▶ _Collected material_
++++++++++

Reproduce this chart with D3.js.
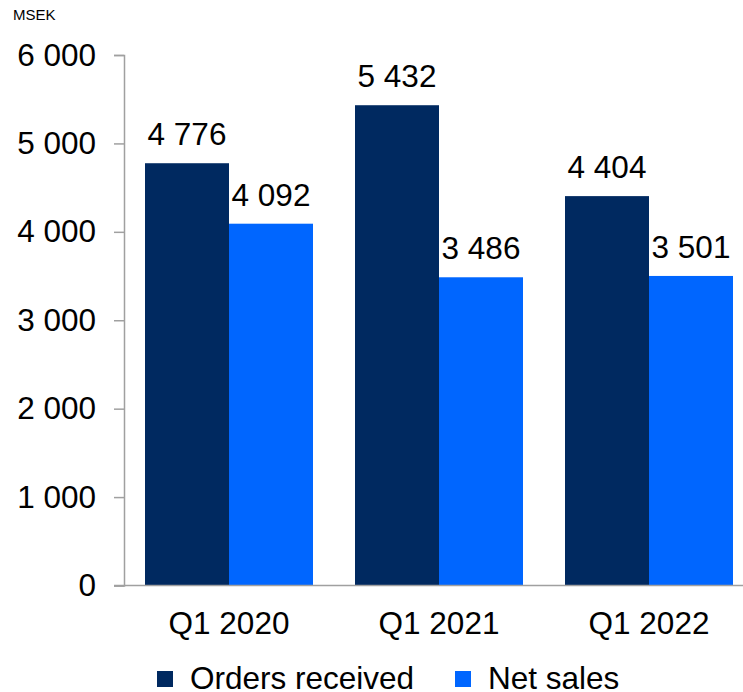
<!DOCTYPE html>
<html>
<head>
<meta charset="utf-8">
<script src="https://cdn.jsdelivr.net/npm/d3@7"></script>
<style>
  html, body { margin: 0; padding: 0; background: #fff; }
  svg { display: block; font-family: "Liberation Sans", Arial, sans-serif; }
</style>
</head>
<body>
<svg id="chart" width="743" height="692"></svg>
<script>
// Quarterly order intake and net sales, MSEK
const quarters = ["Q1 2020", "Q1 2021", "Q1 2022"];
const seriesNames = ["Orders received", "Net sales"];
const ordersReceived = [4776, 5432, 4404];
const netSales = [4092, 3486, 3501];
const yTicks = [0, 1000, 2000, 3000, 4000, 5000, 6000];
const colors = ["#002960", "#0066ff"];

const svg = d3.select("#chart");
const fmt = v => d3.format(",")(v).replace(/,/g, " ");
const FS = 31.5;

const x = d3.scaleBand().domain(quarters).range([124, 754]).padding(0);
const xs = d3.scaleBand().domain(seriesNames).range([0, 168]);
const y = d3.scaleLinear().domain([0, 6000]).range([585.5, 55]);

const rows = quarters.map((q, i) => ({
  q, values: [ordersReceived[i], netSales[i]]
}));

// Bars
const groups = svg.append("g").selectAll("g").data(rows).join("g")
  .attr("transform", d => `translate(${x(d.q) + (x.bandwidth() - 168) / 2},0)`);

groups.selectAll("rect").data(d => d.values.map((v, j) => ({ v, j })))
  .join("rect")
  .attr("x", d => xs(seriesNames[d.j]))
  .attr("width", xs.bandwidth())
  .attr("y", d => y(d.v))
  .attr("height", d => y(0) - y(d.v))
  .attr("fill", d => colors[d.j]);

// Value labels
groups.selectAll("text").data(d => d.values.map((v, j) => ({ v, j })))
  .join("text")
  .attr("x", d => xs(seriesNames[d.j]) + xs.bandwidth() / 2)
  .attr("y", d => y(d.v) - 18)
  .attr("text-anchor", "middle")
  .attr("font-size", FS)
  .attr("fill", "#000")
  .text(d => fmt(d.v));

// Y axis
const yAxis = svg.append("g")
  .attr("transform", "translate(124,0)")
  .call(d3.axisLeft(y).tickValues(yTicks).tickFormat(fmt).tickSize(10).tickSizeOuter(10).tickPadding(18));
yAxis.select(".domain").attr("stroke", "#a0a0a0").attr("stroke-width", 1.5);
yAxis.selectAll(".tick line").attr("stroke", "#a0a0a0").attr("stroke-width", 1.5);
yAxis.selectAll(".tick text")
  .attr("font-size", FS).attr("fill", "#000")
  .attr("font-family", "Liberation Sans, Arial, sans-serif");

// X axis
const xAxis = svg.append("g")
  .attr("transform", `translate(0,${y(0)})`)
  .call(d3.axisBottom(x).tickSize(0).tickPadding(26));
xAxis.select(".domain").remove();
svg.append("line")
  .attr("x1", 114).attr("x2", 743)
  .attr("y1", y(0)).attr("y2", y(0))
  .attr("stroke", "#a0a0a0").attr("stroke-width", 1.5);
xAxis.selectAll(".tick text")
  .attr("font-size", FS).attr("fill", "#000")
  .attr("font-family", "Liberation Sans, Arial, sans-serif");

// Unit label
svg.append("text")
  .attr("x", 13).attr("y", 20)
  .attr("font-size", 15).attr("fill", "#000")
  .text("MSEK");

// Legend
const legendItems = [
  { name: seriesNames[0], color: colors[0], sx: 157, tx: 190 },
  { name: seriesNames[1], color: colors[1], sx: 455, tx: 488 }
];
const legend = svg.append("g").selectAll("g").data(legendItems).join("g");
legend.append("rect")
  .attr("x", d => d.sx).attr("y", 671)
  .attr("width", 16).attr("height", 16)
  .attr("fill", d => d.color);
legend.append("text")
  .attr("x", d => d.tx).attr("y", 689)
  .attr("font-size", FS).attr("fill", "#000")
  .text(d => d.name);
</script>
</body>
</html>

++++++++++

▶ _Task details_
Repeat the listing above exactly, with no pictures.

▶ _Written solution_
Reproduce this chart with D3.js.
<!DOCTYPE html>
<html>
<head>
<meta charset="utf-8">
<script src="https://cdn.jsdelivr.net/npm/d3@7"></script>
<style>
  html, body { margin: 0; padding: 0; background: #fff; }
  svg { display: block; font-family: "Liberation Sans", Arial, sans-serif; }
</style>
</head>
<body>
<svg id="chart" width="743" height="692"></svg>
<script>
// Quarterly order intake and net sales, MSEK
const quarters = ["Q1 2020", "Q1 2021", "Q1 2022"];
const seriesNames = ["Orders received", "Net sales"];
const ordersReceived = [4776, 5432, 4404];
const netSales = [4092, 3486, 3501];
const yTicks = [0, 1000, 2000, 3000, 4000, 5000, 6000];
const colors = ["#002960", "#0066ff"];

const svg = d3.select("#chart");
const fmt = v => d3.format(",")(v).replace(/,/g, " ");
const FS = 31.5;

const x = d3.scaleBand().domain(quarters).range([124, 754]).padding(0);
const xs = d3.scaleBand().domain(seriesNames).range([0, 168]);
const y = d3.scaleLinear().domain([0, 6000]).range([585.5, 55]);

const rows = quarters.map((q, i) => ({
  q, values: [ordersReceived[i], netSales[i]]
}));

// Bars
const groups = svg.append("g").selectAll("g").data(rows).join("g")
  .attr("transform", d => `translate(${x(d.q) + (x.bandwidth() - 168) / 2},0)`);

groups.selectAll("rect").data(d => d.values.map((v, j) => ({ v, j })))
  .join("rect")
  .attr("x", d => xs(seriesNames[d.j]))
  .attr("width", xs.bandwidth())
  .attr("y", d => y(d.v))
  .attr("height", d => y(0) - y(d.v))
  .attr("fill", d => colors[d.j]);

// Value labels
groups.selectAll("text").data(d => d.values.map((v, j) => ({ v, j })))
  .join("text")
  .attr("x", d => xs(seriesNames[d.j]) + xs.bandwidth() / 2)
  .attr("y", d => y(d.v) - 18)
  .attr("text-anchor", "middle")
  .attr("font-size", FS)
  .attr("fill", "#000")
  .text(d => fmt(d.v));

// Y axis
const yAxis = svg.append("g")
  .attr("transform", "translate(124,0)")
  .call(d3.axisLeft(y).tickValues(yTicks).tickFormat(fmt).tickSize(10).tickSizeOuter(10).tickPadding(18));
yAxis.select(".domain").attr("stroke", "#a0a0a0").attr("stroke-width", 1.5);
yAxis.selectAll(".tick line").attr("stroke", "#a0a0a0").attr("stroke-width", 1.5);
yAxis.selectAll(".tick text")
  .attr("font-size", FS).attr("fill", "#000")
  .attr("font-family", "Liberation Sans, Arial, sans-serif");

// X axis
const xAxis = svg.append("g")
  .attr("transform", `translate(0,${y(0)})`)
  .call(d3.axisBottom(x).tickSize(0).tickPadding(26));
xAxis.select(".domain").remove();
svg.append("line")
  .attr("x1", 114).attr("x2", 743)
  .attr("y1", y(0)).attr("y2", y(0))
  .attr("stroke", "#a0a0a0").attr("stroke-width", 1.5);
xAxis.selectAll(".tick text")
  .attr("font-size", FS).attr("fill", "#000")
  .attr("font-family", "Liberation Sans, Arial, sans-serif");

// Unit label
svg.append("text")
  .attr("x", 13).attr("y", 20)
  .attr("font-size", 15).attr("fill", "#000")
  .text("MSEK");

// Legend
const legendItems = [
  { name: seriesNames[0], color: colors[0], sx: 157, tx: 190 },
  { name: seriesNames[1], color: colors[1], sx: 455, tx: 488 }
];
const legend = svg.append("g").selectAll("g").data(legendItems).join("g");
legend.append("rect")
  .attr("x", d => d.sx).attr("y", 671)
  .attr("width", 16).attr("height", 16)
  .attr("fill", d => d.color);
legend.append("text")
  .attr("x", d => d.tx).attr("y", 689)
  .attr("font-size", FS).attr("fill", "#000")
  .text(d => d.name);
</script>
</body>
</html>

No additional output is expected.